Hi Larry,
At 2023-09-19T16:39:25-0700, Larry McVoy wrote:
One of the projects I thought I'd do in my
retirement, but haven't
done, was to provide man page / paper as in "a paper", not tree paper,
versions of all the GNU info stuff. I could not be less thrilled with
info, yeah there are ways to deal, but it just isn't as good (to me)
as how Unix did docs. It's like they want to force emacs on us to
read docs.
I'd start with groff.
So I'm a little off topic but if people wanted to work on that, I'd be
up for that project. It's not as big as what you are saying but it's
pretty big, I think we just start with something, see if we can get
debian/ubuntu to pick it up, lather, rinse repeat.

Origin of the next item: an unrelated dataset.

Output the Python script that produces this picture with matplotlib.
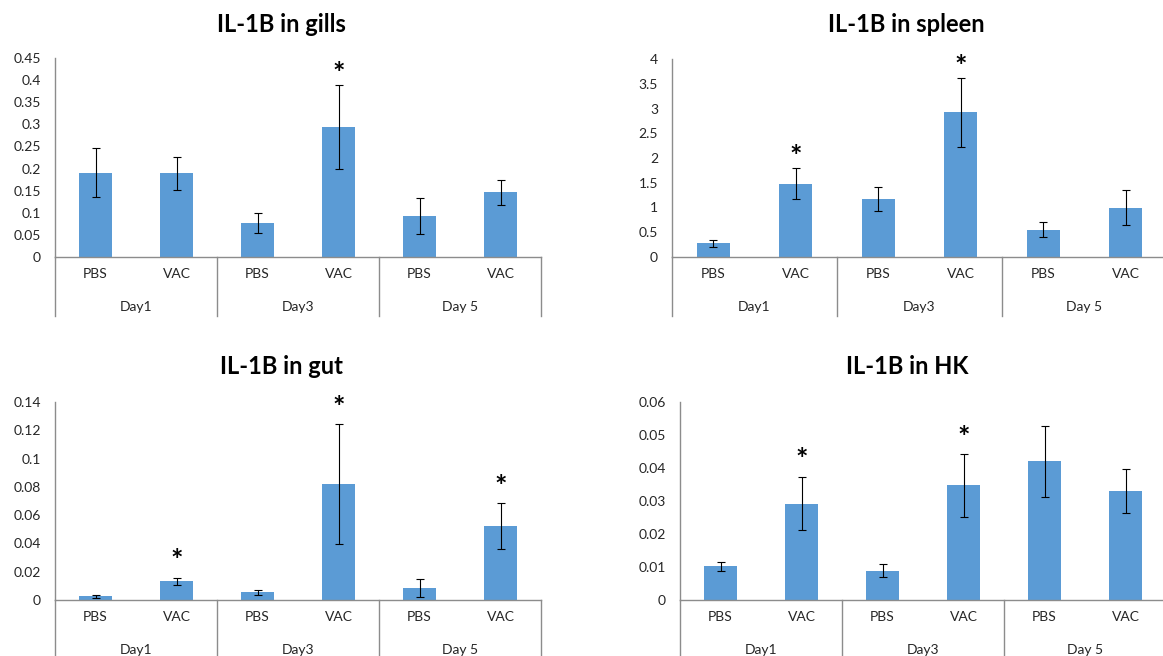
import matplotlib.pyplot as plt
import numpy as np

# ---- data ----
treatments = ["PBS", "VAC", "PBS", "VAC", "PBS", "VAC"]
days = ["Day1", "Day3", "Day 5"]

gills_mean = [0.191, 0.189, 0.077, 0.294, 0.093, 0.146]
gills_err = [0.056, 0.038, 0.022, 0.095, 0.040, 0.029]
gills_star = [0, 0, 0, 1, 0, 0]

spleen_mean = [0.28, 1.48, 1.17, 2.92, 0.55, 1.00]
spleen_err = [0.07, 0.31, 0.24, 0.70, 0.15, 0.35]
spleen_star = [0, 1, 0, 1, 0, 0]

gut_mean = [0.0027, 0.0132, 0.0054, 0.0818, 0.0084, 0.0524]
gut_err = [0.0010, 0.0027, 0.0020, 0.0425, 0.0066, 0.0160]
gut_star = [0, 1, 0, 1, 0, 1]

hk_mean = [0.0102, 0.0292, 0.0089, 0.0347, 0.0420, 0.0330]
hk_err = [0.0013, 0.0081, 0.0020, 0.0094, 0.0108, 0.0066]
hk_star = [0, 1, 0, 1, 0, 0]

titles = ["IL-1B in gills", "IL-1B in spleen", "IL-1B in gut", "IL-1B in HK"]
ymax = [0.45, 4, 0.14, 0.06]
ystep = [0.05, 0.5, 0.02, 0.01]

# ---- style ----
W, H = 1163, 656
plt.rcParams['font.family'] = ['Lato', 'DejaVu Sans']
bar_color = "#5B9BD5"
line_color = "#8C8C8C"
text_color = "#262626"

fig = plt.figure(figsize=(W / 100, H / 100), dpi=100)
fig.patch.set_facecolor("white")

# panel boxes in pixels: left, right, y of top tick, y of zero line
boxes = [(55, 541, 58, 257), (672, 1167, 59, 257),
         (55, 541, 402, 600), (680, 1166, 402, 600)]
title_pos = [(281, 25), (906, 25), (281, 366), (907, 367)]
star_off = [8, 8, 12, 12]

panels = [(gills_mean, gills_err, gills_star),
          (spleen_mean, spleen_err, spleen_star),
          (gut_mean, gut_err, gut_star),
          (hk_mean, hk_err, hk_star)]

for k, (mean, err, star) in enumerate(panels):
    l, r, t, z = boxes[k]
    ax = fig.add_axes([l / W, (H - z) / H, (r - l) / W, (z - t) / H])
    x = np.arange(len(mean))
    ax.bar(x, mean, width=0.4, color=bar_color, zorder=2)
    ax.errorbar(x, mean, yerr=err, fmt="none", ecolor="black",
                elinewidth=0.8, capsize=2.6, capthick=0.8, zorder=3)
    for i in x:
        if star[i]:
            ax.annotate("*", xy=(i, mean[i] + err[i]), xytext=(0, star_off[k]),
                        textcoords="offset points", ha="center", va="center",
                        fontsize=21, fontweight="bold", color="black")

    ax.set_xlim(-0.5, len(mean) - 0.5)
    ax.set_ylim(0, ymax[k])
    yt = np.arange(0, ymax[k] + ystep[k] / 2, ystep[k])
    ax.set_yticks(yt, [f"{v:g}" for v in np.round(yt, 3)])
    ax.set_xticks(x, treatments)
    ax.tick_params(axis="y", length=0, pad=10, labelsize=10, labelcolor=text_color)
    ax.tick_params(axis="x", length=0, pad=8, labelsize=10, labelcolor=text_color)
    for s in ["top", "right"]:
        ax.spines[s].set_visible(False)
    for s in ["left", "bottom"]:
        ax.spines[s].set_color(line_color)
        ax.spines[s].set_linewidth(1.0)

    # second level of the category axis
    depth = -59 / (z - t)
    for b in [-0.5, 1.5, 3.5, 5.5]:
        ax.plot([b, b], [0, depth], color=line_color, lw=1.0,
                transform=ax.get_xaxis_transform(), clip_on=False)
    for j, d in enumerate(days):
        ax.annotate(d, xy=(2 * j + 0.5, 0), xycoords=("data", "axes fraction"),
                    xytext=(0, -36), textcoords="offset points",
                    ha="center", va="center", fontsize=10, color=text_color)

    fig.text(title_pos[k][0] / W, 1 - title_pos[k][1] / H, titles[k],
             ha="center", va="center", fontsize=17, fontweight="bold", color="black")

fig.savefig("out.png", dpi=100)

You have raised this issue before (multiple times) so I will remind you
that I'm working on this.
$ COLUMNS=72 git diff --stat 1.22.4 1.23.0 man/{roff,groff{,_font,_out}}.*.man
man/groff.7.man | 9853 ++++++++++++++++++++++++++++--------------
man/groff_font.5.man | 1269 ++++--
man/groff_out.5.man | 1035 +++--
man/roff.7.man | 2973 +++++++++----
4 files changed, 9991 insertions(+), 5139 deletions(-)
Check out the compiled groff man pages PDF. I'm open to your critiques
but I'd prefer you made then when I could be confident that had recently
familiarized yourself with the problem.
https://www.gnu.org/software/groff/manual/groff-man-pages.pdf
The one drawback I see is people might want to provide
info and man
docs. My personal preference is that the info stuff goes away but I
have learned I don't get what I want. So there may be a period of
time where both need to be maintained.
I have no particular love for Texinfo, but it really is trying to do a
somewhat different thing than a man page does. As Trent Fisher and
Werner Lemberg left it, groff's Texinfo manual felt (to me) influenced
by the O'Reilly Nutshell book approach. And that's not a bad thing. It
converses with and guides the reader in a way that classically laconic
Unix man pages don't.
Since Bertrand released groff 1.23.0 in July, I've further whacked on
the early chapters of the groff Texinfo manual (among other things).
You can find a bleeding edge version here.
https://www.dropbox.com/sh/17ftu3z31couf07/AAC_9kq0ZA-Ra2ZhmZFWlLuva?dl=0
But if someone simply refuses to read the Texinfo manual, I've tried to
make roff(7) an introduction to the formatting language and further
developed groff(1) as a general introduction from the command-line
perspective.
I think we're deep into the "maintain both" period:
$ grep -n '(a)c.*parallel' doc/groff.texi
584:@c BEGIN Keep parallel with groff(1), section "Description" (after the
602:@c END Keep parallel with groff(1), section "Description" (after the
605:@c BEGIN Keep parallel with groff(1), section "Usage" (introduction).
616:@c END Keep parallel with groff(1), section "Usage" (introduction).
1591:@c BEGIN Keep parallel with groff(1), subsection "Paper format".
1626:@c END Keep parallel with groff(1), subsection "Paper format".
1631:@c BEGIN Keep parallel with groff(1), section "Examples".
1696:@c END Keep parallel with groff(1), section "Examples".
5036:@c BEGIN Keep roughly parallel with roff(7) section "Concepts".
5342:@c END Keep roughly parallel with roff(7) section "Concepts".
5561:@c TODO: Consider parallelizing with groff_tmac(5) "Description".
5934:@c BEGIN Keep (roughly) parallel with section "Measurements" of
6052:@c END Keep (roughly) parallel with section "Measurements" of groff(7).
...
16963:@c BEGIN Keep parallel with section "Warnings" of troff(1).
17138:@c END Keep parallel with section "Warnings" of troff(1).
17568:@c BEGIN TODO: Make parallel with groff_out(5).
18448:@c END TODO: Make parallel with groff_out(5).
18453:@c BEGIN Keep parallel with groff_font(5).
18940:@c END Keep parallel with groff_font(5).
Yes, these are screeching examples of DRY violation. But such
violations are warranted if doing so means that users have a fighting
chance to obtain competence with the system being documented.